Venus Harvey, a second-year SF State student, was able to enter the room where the event was held, but left because they felt overwhelmed.
“I wanted to sit in and I did want to hear the conversation,” Harvey said. “I think it’s unfair for a group like this to come to a college campus where a lot of people move to San Francisco. I personally moved to San Francisco to escape a conservative household. I think it’s unfair for them to ask us to make space for them as well as tolerate them.”
Harvey was one of the students who attended the Queer Trans Resource Center event and marched across campus to protest the TPUSA event.
“I think that all people belong in sports,” Harvey said. “She’s chosen actively to challenge her views in a way [where] she’s only seeing a lot of angry people rather than communicating and interacting with trans people.”

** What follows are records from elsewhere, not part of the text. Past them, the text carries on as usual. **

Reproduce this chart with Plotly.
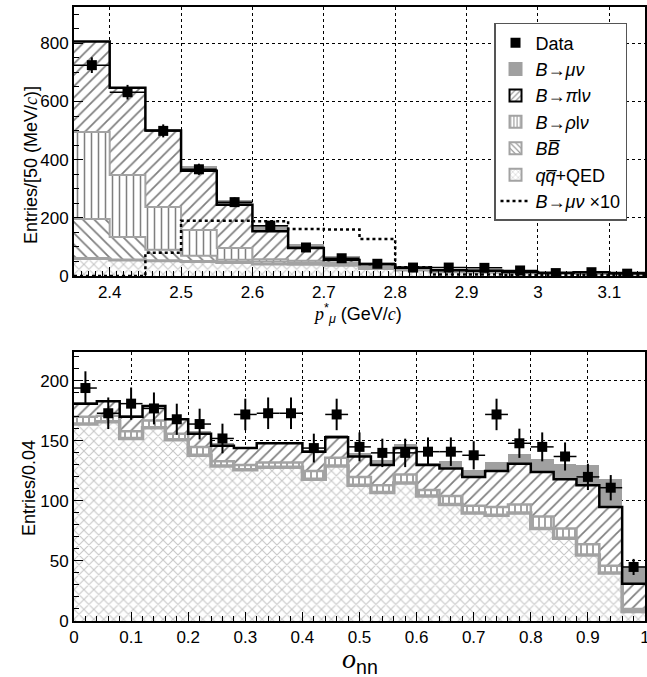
import numpy as np
import plotly.graph_objects as go
from plotly.subplots import make_subplots

# ---------------- top panel: p*_mu ----------------
p_centers = [2.375, 2.425, 2.475, 2.525, 2.575, 2.625, 2.675, 2.725,
             2.775, 2.825, 2.875, 2.925, 2.975, 3.025, 3.075, 3.125]
p_binw = 0.05
p_data = [725, 632, 499, 367, 254, 173, 98, 61, 42, 29, 29, 28, 19, 10, 13, 8]
p_qq = [60, 55, 52, 50, 46, 41, 40, 37, 26, 21, 15, 13, 11, 9, 9, 7]
p_bb = [136, 79, 38, 20, 10, 9, 6, 4, 3, 2, 1, 1, 1, 1, 1, 1]
p_rho = [299, 213, 147, 88, 40, 8, 6, 4, 3, 2, 1, 1, 1, 0, 1, 0]
p_pi = [311, 300, 263, 204, 149, 96, 44, 10, 8, 3, 3, 3, 1, 1, 2, 2]
p_munu = [2, 2, 6, 15, 17, 22, 15, 14, 8, 4, 3, 3, 2, 1, 2, 2]
p_munu10 = [0, 0, 80, 190, 190, 188, 162, 160, 127, 30, 5, 5, 3, 3, 3, 3]
p_xticks = [2.4, 2.5, 2.6, 2.7, 2.8, 2.9, 3.0, 3.1]
p_xticklabels = ["2.4", "2.5", "2.6", "2.7", "2.8", "2.9", "3", "3.1"]

# ---------------- bottom panel: o_nn ----------------
o_centers = [0.02, 0.06, 0.10, 0.14, 0.18, 0.22, 0.26, 0.30, 0.34, 0.38,
             0.42, 0.46, 0.50, 0.54, 0.58, 0.62, 0.66, 0.70, 0.74, 0.78,
             0.82, 0.86, 0.90, 0.94, 0.98]
o_binw = 0.04
o_data = [194, 173, 181, 177, 168, 164, 152, 172, 173, 173, 144, 172, 145,
          140, 140, 141, 141, 138, 172, 148, 145, 137, 120, 111, 45]
o_qq = [164, 166, 152, 161, 151, 138, 129, 126, 128, 128, 118, 129, 113,
        107, 115, 104, 97, 90, 88, 90, 77, 69, 55, 40, 8]
o_rho = [6, 5, 6, 6, 5, 7, 4, 4, 4, 4, 7, 7, 7, 6, 7, 5, 7, 6, 7, 7, 10, 8, 9, 6, 2]
o_pi = [11, 12, 12, 12, 12, 11, 13, 14, 16, 16, 16, 17, 17, 17, 22, 21, 23,
        24, 30, 34, 37, 41, 49, 49, 21]
o_munu = [1, 1, 1, 1, 1, 2, 2, 1, 1, 1, 1, 2, 3, 4, 3, 1, 6, 6, 7, 8, 11,
          13, 17, 23, 14]
o_xticks = [0, 0.1, 0.2, 0.3, 0.4, 0.5, 0.6, 0.7, 0.8, 0.9, 1.0]
o_xticklabels = ["0", "0.1", "0.2", "0.3", "0.4", "0.5", "0.6", "0.7", "0.8", "0.9", "1"]

FONT = "Liberation Sans, Arial, Helvetica, sans-serif"
GRAY_LINE = "#a3a3a3"
GRAY_FILL = "#a0a0a0"
XHATCH = "#8e8e8e"

fig = make_subplots(rows=2, cols=1)


def edges_of(centers, bw):
    c = np.asarray(centers, dtype=float)
    return np.append(c - bw / 2, c[-1] + bw / 2)


def step_trace(centers, bw, vals, color, width, row, dash="solid", name=None, showlegend=False, rank=None):
    x = edges_of(centers, bw)
    y = list(vals) + [vals[-1]]
    tr = go.Scatter(x=x, y=y, mode="lines", line=dict(color=color, width=width, shape="hv", dash=dash),
                    showlegend=showlegend, name=name, hoverinfo="skip")
    if rank is not None:
        tr.legendrank = rank
    fig.add_trace(tr, row=row, col=1)


def bar(centers, bw, vals, row, shape=None, fg="black", size=8, solidity=0.2, color="white"):
    marker = dict(color=color, line=dict(width=0))
    if shape:
        marker["pattern"] = dict(shape=shape, fgcolor=fg, bgcolor="white", size=size, solidity=solidity)
    fig.add_trace(go.Bar(x=centers, y=vals, width=bw, marker=marker, showlegend=False,
                         hoverinfo="skip"), row=row, col=1)


# --- top panel stacked components ---
bar(p_centers, p_binw, p_qq, 1, shape="x", fg=XHATCH, size=7, solidity=0.28)
bar(p_centers, p_binw, p_bb, 1, shape="\\", fg="black", size=8, solidity=0.22)
bar(p_centers, p_binw, p_rho, 1, shape="|", fg="black", size=7, solidity=0.22)
bar(p_centers, p_binw, p_pi, 1, shape="/", fg="black", size=8, solidity=0.22)
bar(p_centers, p_binw, p_munu, 1, color=GRAY_FILL)

pc1 = np.cumsum([p_qq, p_bb, p_rho, p_pi], axis=0)
step_trace(p_centers, p_binw, pc1[0], GRAY_LINE, 3, 1)
step_trace(p_centers, p_binw, pc1[1], GRAY_LINE, 2, 1)
step_trace(p_centers, p_binw, pc1[2], GRAY_LINE, 2, 1)
step_trace(p_centers, p_binw, pc1[3], "black", 2.5, 1)
step_trace(p_centers, p_binw, p_munu10, "black", 2.5, 1, dash="dot",
           name="<i>B</i>→<i>μν</i> ×10", showlegend=True, rank=7)

fig.add_trace(go.Scatter(
    x=p_centers, y=p_data, mode="markers",
    marker=dict(symbol="square", size=10, color="black"),
    error_y=dict(type="data", array=list(np.sqrt(p_data)), thickness=2, width=0, color="black"),
    error_x=dict(type="data", array=[p_binw / 2] * len(p_centers), thickness=1.5, width=0, color="black"),
    name="Data", showlegend=True, legendrank=1, hoverinfo="skip"), row=1, col=1)

# --- bottom panel stacked components ---
bar(o_centers, o_binw, o_qq, 2, shape="x", fg=XHATCH, size=7, solidity=0.28)
bar(o_centers, o_binw, o_rho, 2, shape="|", fg="black", size=6, solidity=0.24)
bar(o_centers, o_binw, o_pi, 2, shape="/", fg="black", size=8, solidity=0.22)
bar(o_centers, o_binw, o_munu, 2, color=GRAY_FILL)

oc = np.cumsum([o_qq, o_rho, o_pi], axis=0)
step_trace(o_centers, o_binw, oc[0], GRAY_LINE, 3.5, 2)
step_trace(o_centers, o_binw, oc[1], GRAY_LINE, 2.5, 2)
step_trace(o_centers, o_binw, oc[2], "black", 2.5, 2)

fig.add_trace(go.Scatter(
    x=o_centers, y=o_data, mode="markers",
    marker=dict(symbol="square", size=10, color="black"),
    error_y=dict(type="data", array=list(np.sqrt(o_data)), thickness=2, width=0, color="black"),
    error_x=dict(type="data", array=[o_binw / 2] * len(o_centers), thickness=1.5, width=0, color="black"),
    showlegend=False, hoverinfo="skip"), row=2, col=1)


# --- legend-only entries ---
def leg_bar(name, rank, shape=None, color="white", line_color=GRAY_LINE, size=7, fg="black"):
    marker = dict(color=color, line=dict(color=line_color, width=2))
    if shape:
        marker["pattern"] = dict(shape=shape, fgcolor=fg, bgcolor="white", size=size, solidity=0.25)
    fig.add_trace(go.Bar(x=[None], y=[None], marker=marker, name=name, showlegend=True,
                         legendrank=rank, hoverinfo="skip"), row=1, col=1)


leg_bar("<i>B</i>→<i>μν</i>", 2, color=GRAY_FILL, line_color=GRAY_FILL)
leg_bar("<i>B</i>→<i>π</i>l<i>ν</i>", 3, shape="/", line_color="black", size=5)
leg_bar("<i>B</i>→<i>ρ</i>l<i>ν</i>", 4, shape="|", size=4)
leg_bar("<i>B</i><i>B̅</i>", 5, shape="\\", size=5)
leg_bar("<i>q</i><i>q̅</i>+QED", 6, shape="x", size=5, fg=XHATCH)

axis_common = dict(showline=True, linecolor="black", linewidth=2, mirror=True,
                   ticks="inside", ticklen=9, tickcolor="black", tickwidth=1,
                   showgrid=True, gridcolor="black", gridwidth=1, griddash="dot",
                   zeroline=False, automargin=False, ticklabeloverflow="allow",
                   tickfont=dict(size=17, family=FONT, color="black"))

fig.update_xaxes(**axis_common)
fig.update_yaxes(**axis_common)

fig.update_xaxes(range=[2.35, 3.15], tickvals=p_xticks, ticktext=p_xticklabels,
                 minor=dict(dtick=0.01, tick0=2.35, ticklen=5, ticks="inside", tickcolor="black", showgrid=False),
                 row=1, col=1)
fig.update_yaxes(range=[0, 925], tickvals=[0, 200, 400, 600, 800],
                 minor=dict(dtick=50, tick0=0, ticklen=5, ticks="inside", tickcolor="black", showgrid=False),
                 domain=[0.5619, 1.0], row=1, col=1)

fig.update_xaxes(range=[0, 1], tickvals=o_xticks, ticktext=o_xticklabels,
                 minor=dict(dtick=0.02, tick0=0, ticklen=5, ticks="inside", tickcolor="black", showgrid=False),
                 row=2, col=1)
fig.update_yaxes(range=[0, 224], tickvals=[0, 50, 100, 150, 200],
                 minor=dict(dtick=10, tick0=0, ticklen=5, ticks="inside", tickcolor="black", showgrid=False),
                 domain=[0.0, 0.4381], row=2, col=1)


# axis titles as annotations (paper coords: x 0..1 spans 74..645 px, y 0..1 spans 621..7 px)
def px2paper(px, py):
    return (px - 74) / 571.0, (621 - py) / 614.0


titles = [
    ("<span style='font-family:Liberation Serif'><i>p</i></span><sup>*</sup><sub><i>μ</i></sub> (GeV/<span style='font-family:Liberation Serif'><i>c</i></span>)",
     357, 313, 18, 0),
    ("<span style='font-family:Liberation Serif'><i>o</i></span><sub>nn</sub>", 360, 660, 28, 0),
    ("Entries/[50 (MeV/<span style='font-family:Liberation Serif'><i>c</i></span>)]", 31, 165, 18, -90),
    ("Entries/0.04", 29, 488, 18, -90),
]
for text, px, py, size, ang in titles:
    xp, yp = px2paper(px, py)
    fig.add_annotation(text=text, x=xp, y=yp, xref="paper", yref="paper", showarrow=False,
                       xanchor="center", yanchor="middle", textangle=ang,
                       font=dict(size=size, family=FONT, color="black"))

fig.update_layout(
    width=647, height=677,
    margin=dict(l=74, r=2, t=7, b=56, autoexpand=False),
    paper_bgcolor="white", plot_bgcolor="white",
    barmode="stack", bargap=0,
    font=dict(family=FONT, size=17, color="black"),
    legend=dict(x=0.9685, xanchor="right", y=0.974, yanchor="top",
                bordercolor="#555555", borderwidth=1.5, bgcolor="white",
                font=dict(size=18, family=FONT, color="black"),
                itemwidth=30, tracegroupgap=0, traceorder="normal"),
    showlegend=True,
)

fig.write_html("out.html",
               config={"displayModeBar": False},
               post_script="document.body.style.margin='0';document.body.style.padding='0';"
                           "document.documentElement.style.overflow='hidden';")
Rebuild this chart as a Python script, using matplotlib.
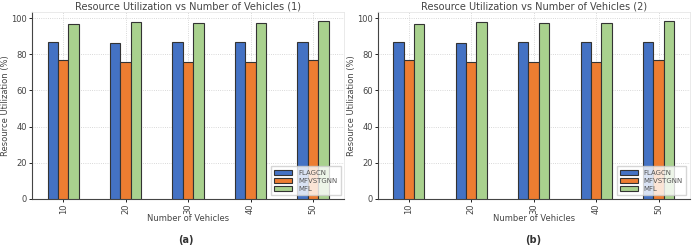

Harvey says Gaines mentioned sexual harassment in the locker rooms and described how body autonomy has changed since the NCAA began allowing transgender athletes to compete.
“It further proves the point that people will sexualize trans people for just existing,” Harvey said. “I was surprised to hear her referring to Lia Thomas with she/her pronouns.”
Harvey described the atmosphere as intense. For the first half of the event, Gaines’ talk went mostly uninterrupted, with just a few scoffs and snickers as she recounted her story. However, the energy began to build during the Q&A portion near the end.
“You could feel the tensions between the two groups and they were obviously not sitting integrated with each other. There was a clear divide,” Harvey said.
The event concluded at 8:26 p.m but protesters then entered the room, forcing Gaines to take shelter in HSS Building Room 325. Protesters continued to demonstrate for roughly three hours outside the door where Gaines was believed to be held, blasting music from speakers and chanting.
At 11:36 p.m., UPD announced that those remaining in the building were unlawfully assembled and subject to arrest. About eight police members created a barrier and forged a pathway for Gaines to exit. With a full police escort, Gaines finally left campus at 11:38 p.m. as protesters continued to shout.